What this means for you in 2022:

While obviously many of these demographic factors are things you can’t change — or likely won’t change just based on the insurance savings — there are some work-arounds. For example, if you have a particularly responsible teen driver on your policy, you could use a telematics device so that their actual driving is taken into account, not just the numbers of candles on their last birthday cake.

How does what you drive affect your rate?

Chances are you didn’t pick your car based on how much it costs to insure it, but insurance rates can vary significantly based on your chosen ride. 

  • How old it is: A used car is cheaper to insure than a new car. Nationally, auto insurance drops about 5% for each year your car ages. In 2021, a 5-year-old model could save an average of 27% a year on car insurance.
  • Vehicle type: Vans have the lowest premiums of all car types at an average of $1,483/year nationally. Cars are the most expensive to insure nationally at $2,059/year.
  • Vehicle make and model: In 2021, for both new vehicles and 4-year-old models, Fiat is the cheapest vehicle make to insure and Maserati is the most expensive.

Do you have any anti-theft devices on your car? They might help keep your car from getting stolen, but they likely won’t save you much money. In 2021, there was no anti-theft device that saves more than 1% on your insurance rate.

What this means for you in 2022:

Car insurance savings can add up significantly over time and factors like the age of your vehicle will always affect what you pay. If buying a new (or new-to-you) car is in your plans for 2022, it’s already likely to be more expensive — one recent story puts the average cost of a used car at $29,000! You should consider how your new ride will affect your insurance rates as part of its total cost of ownership.
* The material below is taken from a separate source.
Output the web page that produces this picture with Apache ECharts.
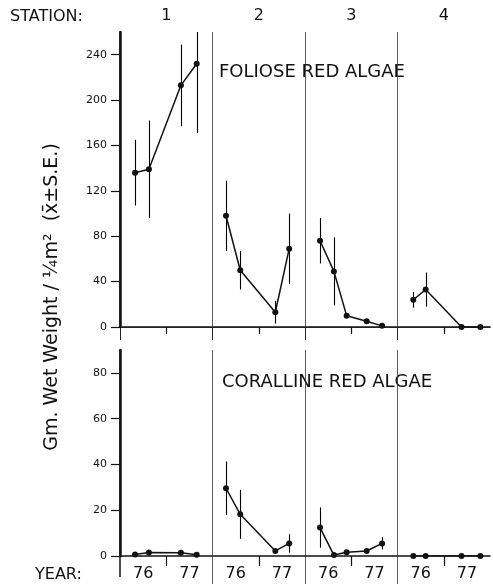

What are some ways to save on car insurance?

This is probably the question you care about most. If car insurance rates are rising in many places and for many people: what are some methods for bringing them back down for you personally?

Always check with your car insurance company for any discounts that might apply to you. You can also save by purchasing your policy in advance and sometimes for paying online. If you’re a homeowner, you can also often save 5-10% by bundling your auto policy with your home insurance policy. And you can also often save by maintaining continuous coverage and not letting it lapse even for a day. 

But the biggest thing to remember about how to save money on car insurance? Compare and shop around. If you don’t periodically look at your options, you might well be missing out on a lower rate from another carrier.